╔══

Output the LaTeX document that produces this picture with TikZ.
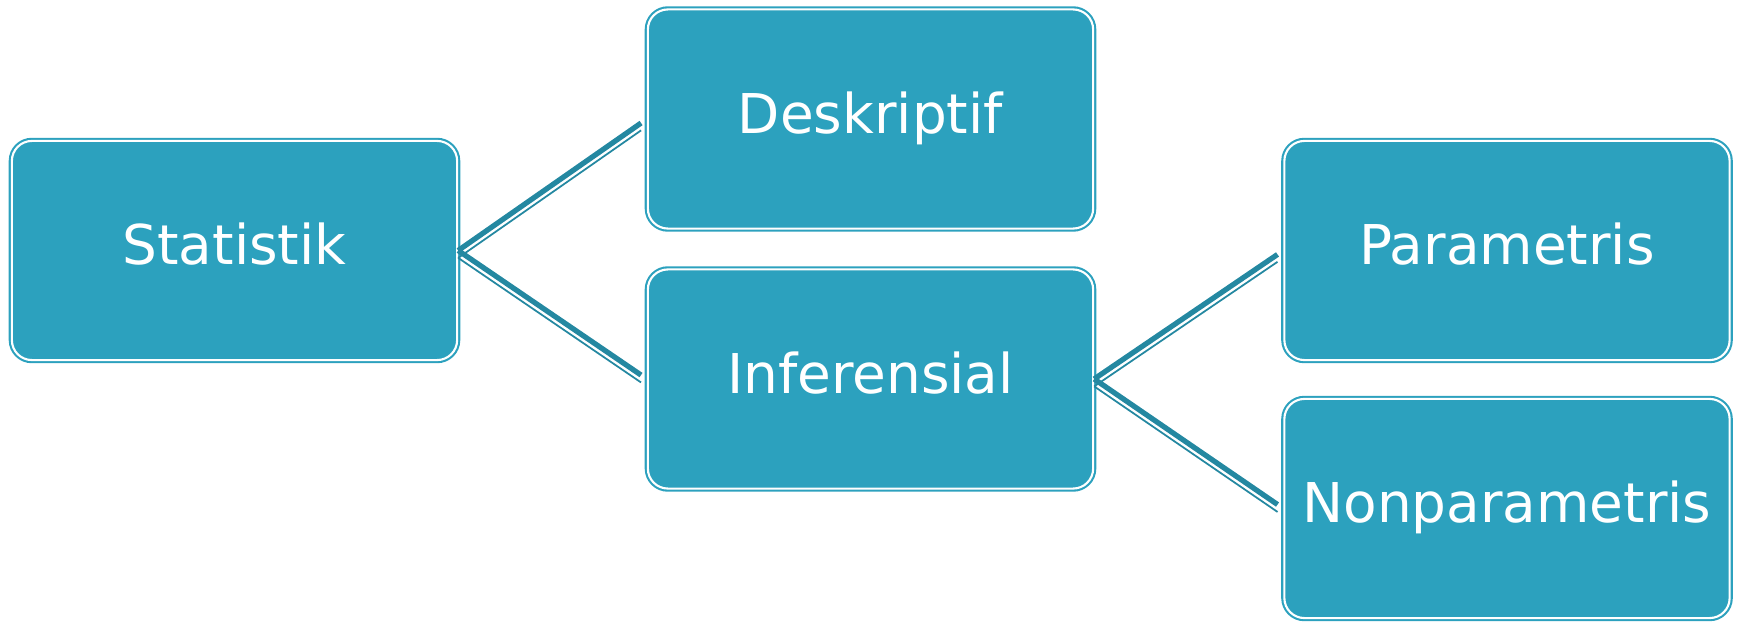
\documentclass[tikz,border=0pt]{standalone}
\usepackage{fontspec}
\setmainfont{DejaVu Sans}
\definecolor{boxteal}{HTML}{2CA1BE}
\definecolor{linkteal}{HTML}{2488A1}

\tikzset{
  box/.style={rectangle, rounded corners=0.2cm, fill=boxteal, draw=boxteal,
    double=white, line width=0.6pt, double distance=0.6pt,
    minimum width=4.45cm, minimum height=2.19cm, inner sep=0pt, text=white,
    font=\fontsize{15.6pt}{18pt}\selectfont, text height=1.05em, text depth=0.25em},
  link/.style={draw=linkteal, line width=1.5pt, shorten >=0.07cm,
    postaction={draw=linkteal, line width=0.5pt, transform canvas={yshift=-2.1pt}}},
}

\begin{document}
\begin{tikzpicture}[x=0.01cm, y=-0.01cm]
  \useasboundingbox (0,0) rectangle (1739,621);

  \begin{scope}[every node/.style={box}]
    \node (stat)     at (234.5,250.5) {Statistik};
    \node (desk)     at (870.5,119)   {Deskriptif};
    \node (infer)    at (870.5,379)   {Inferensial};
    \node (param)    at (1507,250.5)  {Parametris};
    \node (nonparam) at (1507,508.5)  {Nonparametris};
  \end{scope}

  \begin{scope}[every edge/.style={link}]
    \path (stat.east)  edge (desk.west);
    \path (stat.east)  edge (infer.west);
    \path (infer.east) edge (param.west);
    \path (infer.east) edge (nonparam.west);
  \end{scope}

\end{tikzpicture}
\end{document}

╚══

-- TASK OBJECTIVE --
Your task is to reproduce all of the material exactly. The pictures stay out.

-- SOLUTION BELOW --
Output the LaTeX document that produces this picture with TikZ.
\documentclass[tikz,border=0pt]{standalone}
\usepackage{fontspec}
\setmainfont{DejaVu Sans}
\definecolor{boxteal}{HTML}{2CA1BE}
\definecolor{linkteal}{HTML}{2488A1}

\tikzset{
  box/.style={rectangle, rounded corners=0.2cm, fill=boxteal, draw=boxteal,
    double=white, line width=0.6pt, double distance=0.6pt,
    minimum width=4.45cm, minimum height=2.19cm, inner sep=0pt, text=white,
    font=\fontsize{15.6pt}{18pt}\selectfont, text height=1.05em, text depth=0.25em},
  link/.style={draw=linkteal, line width=1.5pt, shorten >=0.07cm,
    postaction={draw=linkteal, line width=0.5pt, transform canvas={yshift=-2.1pt}}},
}

\begin{document}
\begin{tikzpicture}[x=0.01cm, y=-0.01cm]
  \useasboundingbox (0,0) rectangle (1739,621);

  \begin{scope}[every node/.style={box}]
    \node (stat)     at (234.5,250.5) {Statistik};
    \node (desk)     at (870.5,119)   {Deskriptif};
    \node (infer)    at (870.5,379)   {Inferensial};
    \node (param)    at (1507,250.5)  {Parametris};
    \node (nonparam) at (1507,508.5)  {Nonparametris};
  \end{scope}

  \begin{scope}[every edge/.style={link}]
    \path (stat.east)  edge (desk.west);
    \path (stat.east)  edge (infer.west);
    \path (infer.east) edge (param.west);
    \path (infer.east) edge (nonparam.west);
  \end{scope}

\end{tikzpicture}
\end{document}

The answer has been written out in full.